### PROBLEM
Below, locate the line that contains "Output the Python". Repeat exactly from that line to the line that contains "import pandas as pd", inclusive, leaving out the pictures.

### RECORDED INFORMATION
——————

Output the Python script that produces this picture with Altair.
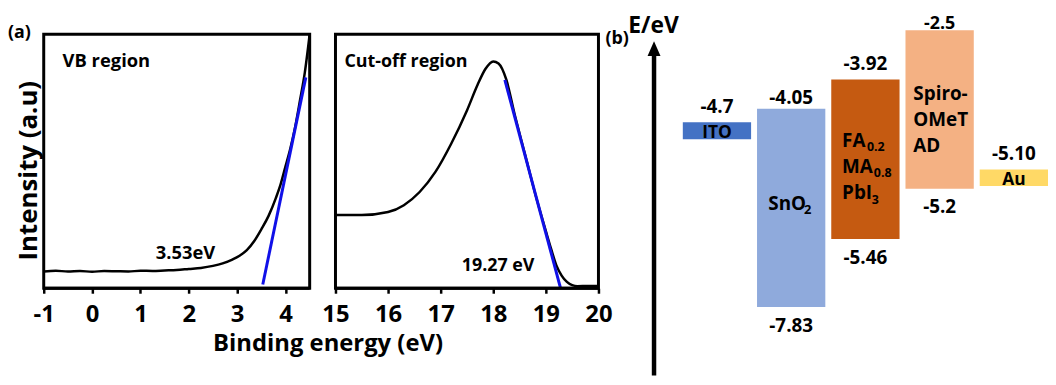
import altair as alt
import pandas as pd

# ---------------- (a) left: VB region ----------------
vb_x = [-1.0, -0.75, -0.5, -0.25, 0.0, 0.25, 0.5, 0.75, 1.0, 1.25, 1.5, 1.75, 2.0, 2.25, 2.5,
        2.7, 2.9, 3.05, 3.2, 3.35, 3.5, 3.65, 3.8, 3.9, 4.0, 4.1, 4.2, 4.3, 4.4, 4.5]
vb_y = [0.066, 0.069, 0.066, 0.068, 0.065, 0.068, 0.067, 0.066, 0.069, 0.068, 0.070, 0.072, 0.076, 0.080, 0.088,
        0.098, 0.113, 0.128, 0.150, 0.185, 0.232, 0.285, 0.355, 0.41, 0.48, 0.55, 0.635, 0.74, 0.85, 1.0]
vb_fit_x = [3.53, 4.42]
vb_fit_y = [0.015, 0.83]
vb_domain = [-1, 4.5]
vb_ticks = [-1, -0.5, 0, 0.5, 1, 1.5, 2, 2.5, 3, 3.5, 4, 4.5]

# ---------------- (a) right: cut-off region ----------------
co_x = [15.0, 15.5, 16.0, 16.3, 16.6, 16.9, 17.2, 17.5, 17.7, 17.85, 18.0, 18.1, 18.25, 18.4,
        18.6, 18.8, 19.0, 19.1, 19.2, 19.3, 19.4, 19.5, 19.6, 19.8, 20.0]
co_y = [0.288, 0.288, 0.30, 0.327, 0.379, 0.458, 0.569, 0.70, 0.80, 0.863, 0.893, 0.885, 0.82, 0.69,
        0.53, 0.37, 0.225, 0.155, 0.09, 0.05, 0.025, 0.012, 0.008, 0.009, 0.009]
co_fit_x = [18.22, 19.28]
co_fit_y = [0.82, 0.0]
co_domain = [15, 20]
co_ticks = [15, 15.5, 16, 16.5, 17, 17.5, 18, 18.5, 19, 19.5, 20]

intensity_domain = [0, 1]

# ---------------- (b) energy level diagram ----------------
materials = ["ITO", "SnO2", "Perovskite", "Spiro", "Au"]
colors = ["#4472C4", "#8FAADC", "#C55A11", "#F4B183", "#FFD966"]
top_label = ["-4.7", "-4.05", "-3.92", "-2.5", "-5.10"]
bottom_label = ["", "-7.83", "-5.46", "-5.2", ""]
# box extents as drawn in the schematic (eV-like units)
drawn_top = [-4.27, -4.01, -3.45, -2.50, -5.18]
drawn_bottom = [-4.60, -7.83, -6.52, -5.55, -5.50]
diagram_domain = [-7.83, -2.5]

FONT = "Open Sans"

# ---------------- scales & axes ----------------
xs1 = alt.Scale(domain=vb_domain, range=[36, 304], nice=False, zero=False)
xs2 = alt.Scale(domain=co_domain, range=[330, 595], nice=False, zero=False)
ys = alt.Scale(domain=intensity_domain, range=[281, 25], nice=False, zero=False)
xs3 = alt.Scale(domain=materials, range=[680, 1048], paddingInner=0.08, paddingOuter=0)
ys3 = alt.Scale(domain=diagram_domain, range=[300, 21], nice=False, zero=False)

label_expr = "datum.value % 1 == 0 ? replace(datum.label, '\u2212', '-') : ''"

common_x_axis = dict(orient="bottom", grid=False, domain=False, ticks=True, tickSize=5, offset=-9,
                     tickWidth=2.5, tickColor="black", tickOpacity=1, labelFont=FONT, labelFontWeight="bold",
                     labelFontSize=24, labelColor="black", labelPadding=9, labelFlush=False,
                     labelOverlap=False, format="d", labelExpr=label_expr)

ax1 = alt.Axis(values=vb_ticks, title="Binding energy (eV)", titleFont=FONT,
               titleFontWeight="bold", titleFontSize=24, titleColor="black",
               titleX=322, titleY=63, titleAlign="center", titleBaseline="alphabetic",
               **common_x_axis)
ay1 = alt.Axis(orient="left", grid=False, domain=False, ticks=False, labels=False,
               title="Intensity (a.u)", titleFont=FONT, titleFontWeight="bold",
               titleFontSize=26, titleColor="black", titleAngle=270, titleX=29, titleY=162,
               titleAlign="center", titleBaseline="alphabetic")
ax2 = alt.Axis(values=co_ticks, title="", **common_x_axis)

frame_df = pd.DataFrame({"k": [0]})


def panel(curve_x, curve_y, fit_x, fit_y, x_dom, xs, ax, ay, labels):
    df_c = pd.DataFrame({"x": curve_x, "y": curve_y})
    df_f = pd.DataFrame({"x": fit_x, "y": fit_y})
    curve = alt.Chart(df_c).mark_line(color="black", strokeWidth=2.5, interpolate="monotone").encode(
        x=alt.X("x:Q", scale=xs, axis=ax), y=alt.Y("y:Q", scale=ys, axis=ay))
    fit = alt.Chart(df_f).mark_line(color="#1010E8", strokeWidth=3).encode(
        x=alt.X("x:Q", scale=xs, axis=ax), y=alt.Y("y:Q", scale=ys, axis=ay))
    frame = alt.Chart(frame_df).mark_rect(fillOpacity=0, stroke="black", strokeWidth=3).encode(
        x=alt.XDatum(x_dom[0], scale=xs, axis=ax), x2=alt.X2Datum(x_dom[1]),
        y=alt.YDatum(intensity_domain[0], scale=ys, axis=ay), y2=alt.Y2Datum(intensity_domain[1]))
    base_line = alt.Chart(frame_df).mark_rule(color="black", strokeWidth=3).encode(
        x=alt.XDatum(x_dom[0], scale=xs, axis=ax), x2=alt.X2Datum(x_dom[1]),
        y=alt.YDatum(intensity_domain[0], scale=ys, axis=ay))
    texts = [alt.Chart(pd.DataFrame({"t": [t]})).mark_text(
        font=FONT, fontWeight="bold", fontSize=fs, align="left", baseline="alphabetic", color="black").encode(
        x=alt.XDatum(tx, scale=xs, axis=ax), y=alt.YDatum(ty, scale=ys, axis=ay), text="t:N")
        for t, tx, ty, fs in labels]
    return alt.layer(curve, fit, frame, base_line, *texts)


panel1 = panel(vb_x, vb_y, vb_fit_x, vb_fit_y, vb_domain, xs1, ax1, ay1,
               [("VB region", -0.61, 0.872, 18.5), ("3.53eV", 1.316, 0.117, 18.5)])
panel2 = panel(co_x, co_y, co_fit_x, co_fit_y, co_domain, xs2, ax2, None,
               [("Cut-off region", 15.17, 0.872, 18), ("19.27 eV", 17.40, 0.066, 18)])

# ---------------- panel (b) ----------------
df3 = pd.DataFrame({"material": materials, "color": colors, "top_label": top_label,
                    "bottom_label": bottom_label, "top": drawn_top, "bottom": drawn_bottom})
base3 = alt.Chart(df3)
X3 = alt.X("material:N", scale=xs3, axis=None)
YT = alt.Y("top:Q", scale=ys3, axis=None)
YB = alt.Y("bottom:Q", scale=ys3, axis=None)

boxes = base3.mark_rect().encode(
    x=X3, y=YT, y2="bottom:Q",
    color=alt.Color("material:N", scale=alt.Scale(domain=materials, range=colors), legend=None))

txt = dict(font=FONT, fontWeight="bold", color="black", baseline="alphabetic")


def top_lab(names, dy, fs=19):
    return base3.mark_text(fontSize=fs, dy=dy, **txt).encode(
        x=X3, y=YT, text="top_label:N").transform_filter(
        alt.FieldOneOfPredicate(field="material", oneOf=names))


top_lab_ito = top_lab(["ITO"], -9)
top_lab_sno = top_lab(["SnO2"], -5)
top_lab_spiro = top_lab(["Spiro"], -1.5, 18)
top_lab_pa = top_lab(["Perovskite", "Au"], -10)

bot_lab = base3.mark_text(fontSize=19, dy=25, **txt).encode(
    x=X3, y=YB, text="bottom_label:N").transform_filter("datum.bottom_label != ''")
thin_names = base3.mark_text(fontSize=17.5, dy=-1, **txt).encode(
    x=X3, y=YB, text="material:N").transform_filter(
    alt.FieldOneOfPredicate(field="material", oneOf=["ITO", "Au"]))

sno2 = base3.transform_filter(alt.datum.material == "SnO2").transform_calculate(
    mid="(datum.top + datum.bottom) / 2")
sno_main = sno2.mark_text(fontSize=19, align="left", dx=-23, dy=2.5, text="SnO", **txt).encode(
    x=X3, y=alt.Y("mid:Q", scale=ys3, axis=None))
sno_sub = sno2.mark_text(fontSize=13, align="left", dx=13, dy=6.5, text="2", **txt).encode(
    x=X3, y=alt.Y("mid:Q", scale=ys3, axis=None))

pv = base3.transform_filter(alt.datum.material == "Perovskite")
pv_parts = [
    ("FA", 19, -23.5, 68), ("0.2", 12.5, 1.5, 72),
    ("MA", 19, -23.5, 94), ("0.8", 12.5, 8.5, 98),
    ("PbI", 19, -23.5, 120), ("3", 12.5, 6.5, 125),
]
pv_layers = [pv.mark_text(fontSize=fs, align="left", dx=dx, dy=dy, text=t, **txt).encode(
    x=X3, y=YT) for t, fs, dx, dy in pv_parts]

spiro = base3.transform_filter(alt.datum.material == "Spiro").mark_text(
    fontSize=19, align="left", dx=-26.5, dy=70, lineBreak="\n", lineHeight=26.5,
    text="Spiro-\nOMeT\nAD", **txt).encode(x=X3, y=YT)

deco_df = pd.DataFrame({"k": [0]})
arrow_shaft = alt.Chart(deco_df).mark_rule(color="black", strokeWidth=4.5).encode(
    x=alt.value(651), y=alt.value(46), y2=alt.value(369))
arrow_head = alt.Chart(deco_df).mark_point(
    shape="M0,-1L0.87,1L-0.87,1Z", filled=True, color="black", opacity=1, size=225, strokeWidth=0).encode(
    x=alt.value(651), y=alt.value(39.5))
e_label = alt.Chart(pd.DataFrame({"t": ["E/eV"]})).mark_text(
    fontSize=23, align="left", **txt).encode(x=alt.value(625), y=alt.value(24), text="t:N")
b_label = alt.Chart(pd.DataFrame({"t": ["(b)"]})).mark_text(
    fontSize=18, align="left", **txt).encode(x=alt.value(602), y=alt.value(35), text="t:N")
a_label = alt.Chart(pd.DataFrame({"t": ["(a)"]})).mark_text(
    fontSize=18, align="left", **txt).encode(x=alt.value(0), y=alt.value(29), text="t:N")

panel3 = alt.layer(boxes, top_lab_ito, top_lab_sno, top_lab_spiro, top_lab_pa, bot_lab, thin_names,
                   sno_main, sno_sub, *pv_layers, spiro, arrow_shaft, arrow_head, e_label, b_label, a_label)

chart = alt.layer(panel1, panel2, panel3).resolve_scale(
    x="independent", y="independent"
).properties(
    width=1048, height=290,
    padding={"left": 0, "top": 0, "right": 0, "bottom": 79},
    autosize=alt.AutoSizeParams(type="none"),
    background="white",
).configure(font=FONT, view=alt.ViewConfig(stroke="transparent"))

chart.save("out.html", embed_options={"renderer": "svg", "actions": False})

——————

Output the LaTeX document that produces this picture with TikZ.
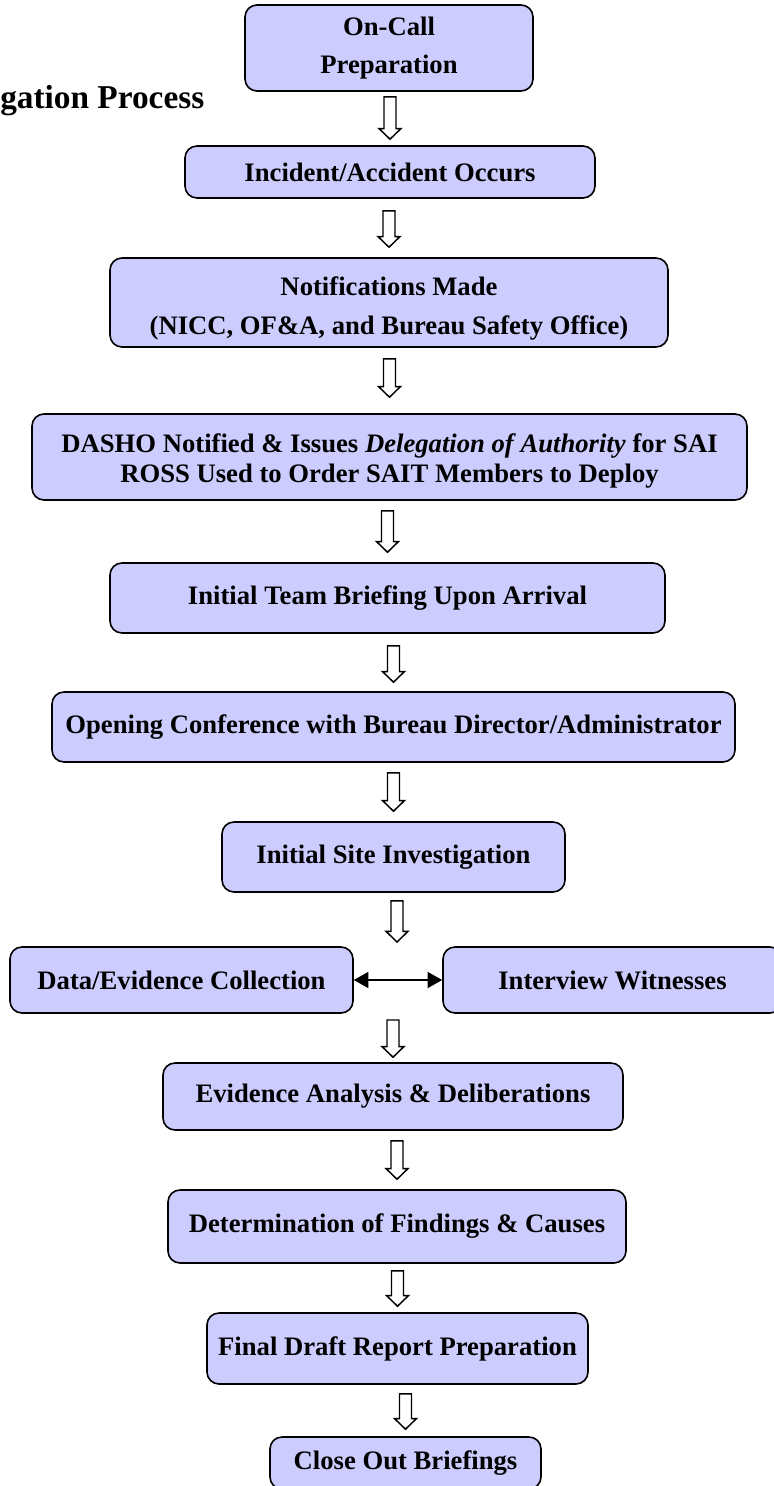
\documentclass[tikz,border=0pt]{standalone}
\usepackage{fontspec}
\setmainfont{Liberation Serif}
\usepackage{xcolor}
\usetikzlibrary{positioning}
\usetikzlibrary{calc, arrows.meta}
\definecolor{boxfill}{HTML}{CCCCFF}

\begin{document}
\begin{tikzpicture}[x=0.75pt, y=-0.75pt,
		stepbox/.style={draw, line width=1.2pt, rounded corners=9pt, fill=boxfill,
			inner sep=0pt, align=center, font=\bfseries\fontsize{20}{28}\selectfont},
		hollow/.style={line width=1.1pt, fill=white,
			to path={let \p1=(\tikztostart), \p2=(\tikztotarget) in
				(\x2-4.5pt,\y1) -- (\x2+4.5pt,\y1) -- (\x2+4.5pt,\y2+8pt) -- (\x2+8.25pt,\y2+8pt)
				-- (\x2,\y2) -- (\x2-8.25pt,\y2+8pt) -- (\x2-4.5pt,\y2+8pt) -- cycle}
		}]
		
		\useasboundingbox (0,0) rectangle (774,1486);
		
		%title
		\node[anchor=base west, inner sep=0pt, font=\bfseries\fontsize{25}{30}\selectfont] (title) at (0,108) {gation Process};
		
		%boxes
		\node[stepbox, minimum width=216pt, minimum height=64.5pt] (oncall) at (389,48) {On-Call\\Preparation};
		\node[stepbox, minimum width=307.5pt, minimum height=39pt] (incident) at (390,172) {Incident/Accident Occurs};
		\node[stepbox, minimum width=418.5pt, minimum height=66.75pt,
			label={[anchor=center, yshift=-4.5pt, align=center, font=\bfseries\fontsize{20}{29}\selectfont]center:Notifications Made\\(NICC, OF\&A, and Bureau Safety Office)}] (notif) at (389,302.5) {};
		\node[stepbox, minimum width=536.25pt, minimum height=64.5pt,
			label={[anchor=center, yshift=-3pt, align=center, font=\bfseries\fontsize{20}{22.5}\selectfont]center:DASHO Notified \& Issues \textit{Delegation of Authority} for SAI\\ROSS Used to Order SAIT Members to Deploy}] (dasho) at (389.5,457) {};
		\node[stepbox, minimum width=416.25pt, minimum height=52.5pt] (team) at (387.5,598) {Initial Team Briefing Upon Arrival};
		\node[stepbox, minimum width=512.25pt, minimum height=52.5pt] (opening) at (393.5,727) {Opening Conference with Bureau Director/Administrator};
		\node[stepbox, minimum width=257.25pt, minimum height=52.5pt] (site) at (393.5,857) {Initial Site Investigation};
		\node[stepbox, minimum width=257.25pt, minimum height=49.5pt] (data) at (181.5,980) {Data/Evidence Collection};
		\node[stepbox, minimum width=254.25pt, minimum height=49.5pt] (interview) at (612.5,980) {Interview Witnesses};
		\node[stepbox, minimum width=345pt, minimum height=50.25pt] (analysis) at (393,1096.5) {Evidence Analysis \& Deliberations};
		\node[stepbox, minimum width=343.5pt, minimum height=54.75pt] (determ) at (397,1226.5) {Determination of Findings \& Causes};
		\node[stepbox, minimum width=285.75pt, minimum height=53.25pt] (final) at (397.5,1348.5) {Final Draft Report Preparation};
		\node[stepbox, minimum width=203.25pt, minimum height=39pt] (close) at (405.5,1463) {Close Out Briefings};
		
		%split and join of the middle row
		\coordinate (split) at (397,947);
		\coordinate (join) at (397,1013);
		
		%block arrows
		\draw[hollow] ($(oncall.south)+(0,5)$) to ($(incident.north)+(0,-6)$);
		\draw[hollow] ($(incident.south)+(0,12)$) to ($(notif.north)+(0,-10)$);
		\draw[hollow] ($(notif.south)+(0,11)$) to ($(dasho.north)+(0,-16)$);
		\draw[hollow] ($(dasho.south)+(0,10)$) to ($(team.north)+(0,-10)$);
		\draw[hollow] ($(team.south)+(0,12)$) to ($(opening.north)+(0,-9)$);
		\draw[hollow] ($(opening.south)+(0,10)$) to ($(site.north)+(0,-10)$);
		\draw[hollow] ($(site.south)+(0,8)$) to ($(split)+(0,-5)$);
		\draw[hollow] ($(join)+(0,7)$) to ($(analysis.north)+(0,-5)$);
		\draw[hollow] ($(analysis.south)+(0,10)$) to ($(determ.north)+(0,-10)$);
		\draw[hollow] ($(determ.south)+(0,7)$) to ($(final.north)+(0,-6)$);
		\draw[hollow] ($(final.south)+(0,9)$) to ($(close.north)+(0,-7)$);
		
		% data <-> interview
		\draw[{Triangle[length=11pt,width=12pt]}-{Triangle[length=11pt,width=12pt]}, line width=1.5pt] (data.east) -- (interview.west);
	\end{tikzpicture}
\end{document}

——————

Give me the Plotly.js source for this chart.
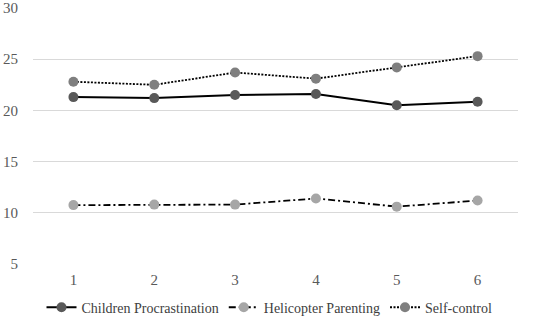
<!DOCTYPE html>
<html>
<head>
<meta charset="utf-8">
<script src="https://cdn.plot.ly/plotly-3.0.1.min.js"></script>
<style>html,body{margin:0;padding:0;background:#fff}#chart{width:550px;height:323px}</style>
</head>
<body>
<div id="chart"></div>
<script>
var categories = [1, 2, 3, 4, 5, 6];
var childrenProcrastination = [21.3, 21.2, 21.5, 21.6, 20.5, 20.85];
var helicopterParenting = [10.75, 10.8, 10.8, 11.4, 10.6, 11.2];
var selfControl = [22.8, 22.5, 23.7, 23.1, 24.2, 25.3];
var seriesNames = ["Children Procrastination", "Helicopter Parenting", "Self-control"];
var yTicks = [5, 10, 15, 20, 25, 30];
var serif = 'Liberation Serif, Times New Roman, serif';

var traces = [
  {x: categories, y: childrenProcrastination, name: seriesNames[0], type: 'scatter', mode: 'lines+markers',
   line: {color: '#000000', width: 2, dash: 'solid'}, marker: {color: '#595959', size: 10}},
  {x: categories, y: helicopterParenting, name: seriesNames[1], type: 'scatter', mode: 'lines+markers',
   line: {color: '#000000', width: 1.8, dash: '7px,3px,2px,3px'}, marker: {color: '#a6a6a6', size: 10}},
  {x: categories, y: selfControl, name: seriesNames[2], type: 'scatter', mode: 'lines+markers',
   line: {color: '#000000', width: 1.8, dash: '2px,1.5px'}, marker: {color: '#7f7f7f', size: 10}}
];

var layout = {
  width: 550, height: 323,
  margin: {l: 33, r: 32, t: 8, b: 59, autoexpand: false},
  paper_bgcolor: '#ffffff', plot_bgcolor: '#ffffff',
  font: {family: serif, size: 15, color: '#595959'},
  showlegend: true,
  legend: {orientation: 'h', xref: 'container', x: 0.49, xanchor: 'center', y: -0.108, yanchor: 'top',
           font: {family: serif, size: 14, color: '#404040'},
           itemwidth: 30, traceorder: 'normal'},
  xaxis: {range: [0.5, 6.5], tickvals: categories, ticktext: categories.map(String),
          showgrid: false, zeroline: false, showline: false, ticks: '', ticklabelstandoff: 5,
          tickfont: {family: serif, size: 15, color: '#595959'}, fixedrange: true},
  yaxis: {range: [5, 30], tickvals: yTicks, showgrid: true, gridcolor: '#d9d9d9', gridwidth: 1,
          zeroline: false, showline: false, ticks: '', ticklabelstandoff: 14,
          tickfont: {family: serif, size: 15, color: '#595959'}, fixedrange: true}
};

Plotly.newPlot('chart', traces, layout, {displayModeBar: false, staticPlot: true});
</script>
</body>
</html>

——————

### OUTPUT OF THE TASK
Output the Python script that produces this picture with Altair.
import altair as alt
import pandas as pd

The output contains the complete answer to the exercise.